成田ニュータウン北を出ると、空港第2ビルまで駅はありませんが、ここ土屋は成田市の新しい商業集積地、イオン成田SCを軸に大型施設が立ち並んでおり、成田新高速沿線にもこのエリアの施設の看板が目立ちます。
実は土屋にはJRの分岐点から少し入った(イオンSCの東端)の南側に駅前広場としか見えない小ぶりなロータリーが用意されており、「土屋新駅」の開設は全く無いとはいえないかもしれません。
駅の形態次第(交換設備の設置など)では成田ニュータウン北から単線と言う成田新高速の泣き所を減殺する方向に働くだけに、ここは今後のポイントになりそうです。

大谷津球場付近から西方を向く。後方で斜めに交差か
「土屋新駅」のロータリー土屋での合流ポイント。

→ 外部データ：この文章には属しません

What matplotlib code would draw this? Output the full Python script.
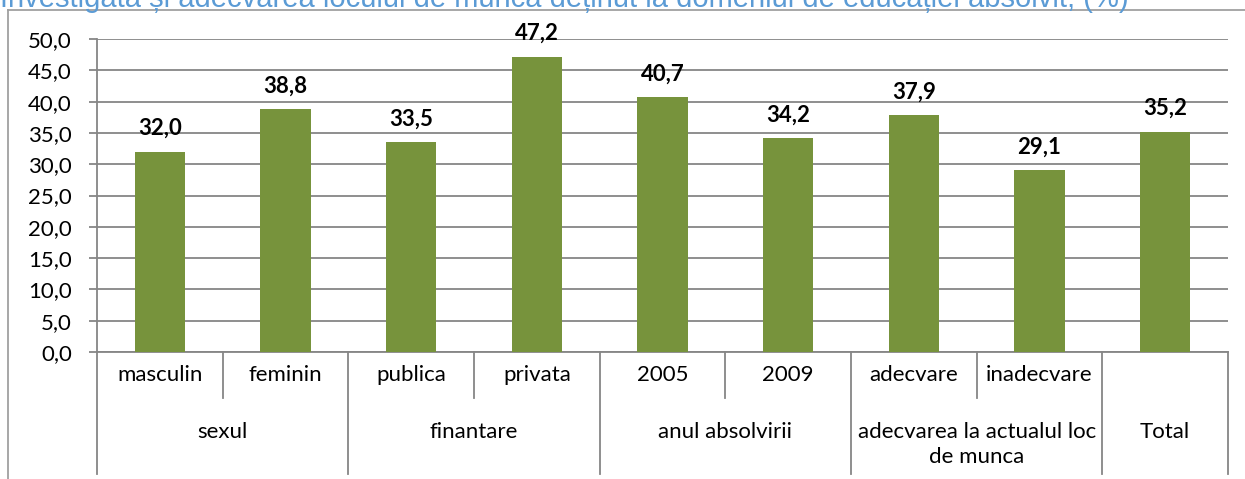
import matplotlib.pyplot as plt
from matplotlib.lines import Line2D

plt.rcParams['font.family'] = ['Lato', 'DejaVu Sans']

categories = ["masculin", "feminin", "publica", "privata", "2005", "2009",
              "adecvare", "inadecvare", ""]
groups = ["sexul", "finantare", "anul absolvirii",
          "adecvarea la actualul loc\nde munca", "Total"]
group_sizes = [2, 2, 2, 2, 1]
values = [32.0, 38.8, 33.5, 47.2, 40.7, 34.2, 37.9, 29.1, 35.2]

title = "Investigata și adecvarea locului de munca deținut la domeniul de educației absolvit, (%)"

GRID = "#868686"
BAR = "#77933C"
FS = 16

fig = plt.figure(figsize=(12.45, 4.79), dpi=100)
ax = fig.add_axes([97 / 1245, 1 - 352 / 479, (1228 - 97) / 1245, (352 - 39) / 479])

x = list(range(len(values)))
bars = ax.bar(x, values, width=0.4, color=BAR, zorder=3)
for b, v in zip(bars, values):
    ax.annotate(f"{v:.1f}".replace(".", ","), (b.get_x() + b.get_width() / 2, v),
                xytext=(0, 9), textcoords="offset points", ha="center", va="bottom",
                fontsize=FS, fontweight="bold", color="black")

ax.set_xlim(-0.5, len(values) - 0.5)
ax.set_ylim(0, 50)
ax.set_yticks([i * 5 for i in range(11)])
ax.set_yticklabels([f"{i * 5:.1f}".replace(".", ",") for i in range(11)], fontsize=FS)
ax.yaxis.grid(True, color=GRID, linewidth=1.3, zorder=0)
ax.tick_params(axis="y", length=6, color=GRID, width=1.3, pad=12)
ax.tick_params(axis="x", bottom=False, labelbottom=False)
for side in ["top", "right"]:
    ax.spines[side].set_visible(False)
ax.spines["left"].set_color(GRID)
ax.spines["left"].set_linewidth(1.3)
ax.spines["bottom"].set_color(GRID)
ax.spines["bottom"].set_linewidth(1.3)

# two-level category axis below the plot
tr = ax.get_xaxis_transform()
px = 1 / (352 - 39)
y_lvl1 = -46 * px
y_lvl2 = -122 * px


def vline(xd, y1):
    ax.add_line(Line2D([xd, xd], [0, y1], transform=tr, color=GRID,
                       linewidth=1.3, clip_on=False))


edge = -0.5
vline(edge, y_lvl2)
for size, name in zip(group_sizes, groups):
    for k in range(size):
        pos = edge + 0.5 + k
        if categories[int(pos)]:
            ax.text(pos, -23 * px, categories[int(pos)], transform=tr,
                    ha="center", va="center", fontsize=FS)
        if k < size - 1:
            vline(edge + k + 1, y_lvl1)
    mid = edge + size / 2
    ax.text(mid, -70 * px, name, transform=tr, ha="center", va="top",
            fontsize=FS, linespacing=1.3)
    edge += size
    vline(edge, y_lvl2)

# outer frame of the chart, cut off on the right and bottom
fig.add_artist(Line2D([8 / 1245, 8 / 1245], [0, 1 - 10 / 479], color="#a0a0a0",
                      linewidth=1.3, transform=fig.transFigure))
fig.add_artist(Line2D([8 / 1245, 1], [1 - 10 / 479, 1 - 10 / 479], color="#a0a0a0",
                      linewidth=1.3, transform=fig.transFigure))

fig.text(0, 1 - 7 / 479, title, ha="left", va="baseline", fontsize=21,
         color="#5B9BD5", family=["Liberation Sans", "DejaVu Sans"])

fig.savefig("out.png", dpi=100)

後方はJR成田線の連絡線

●補遺・北千葉道路
印旛日本医大からのこの区間は、高規格道路「北千葉道路」(外環道北千葉JCT起点)が併設されることになっています。
西白井から印旛日本医大まで、北総線に並行してR464がありますが、これと北総線の間にある微妙な空間が北千葉道路の用地です。
成田高速鉄道アクセスのサイトにある 標準断面図 によると、一般部と専用部に分かれておらず、自動車専用道路だけが整備されるのか、現状のようにR464として整備されるのかは不明ですが、国道とは名ばかりで、県道をつないだ格好の印旛日本医大以東のR464が大幅に改良されることは確かです。
ちなみに最終、土屋付近で北千葉道路は成田新高速と別れて、寺台インターを経てR295になるようですが、現在R295はそのままR408としてイオンSC南側の4車線道路となり道なりに成田安食バイパスになっていますが、どういう接続になるのでしょうか。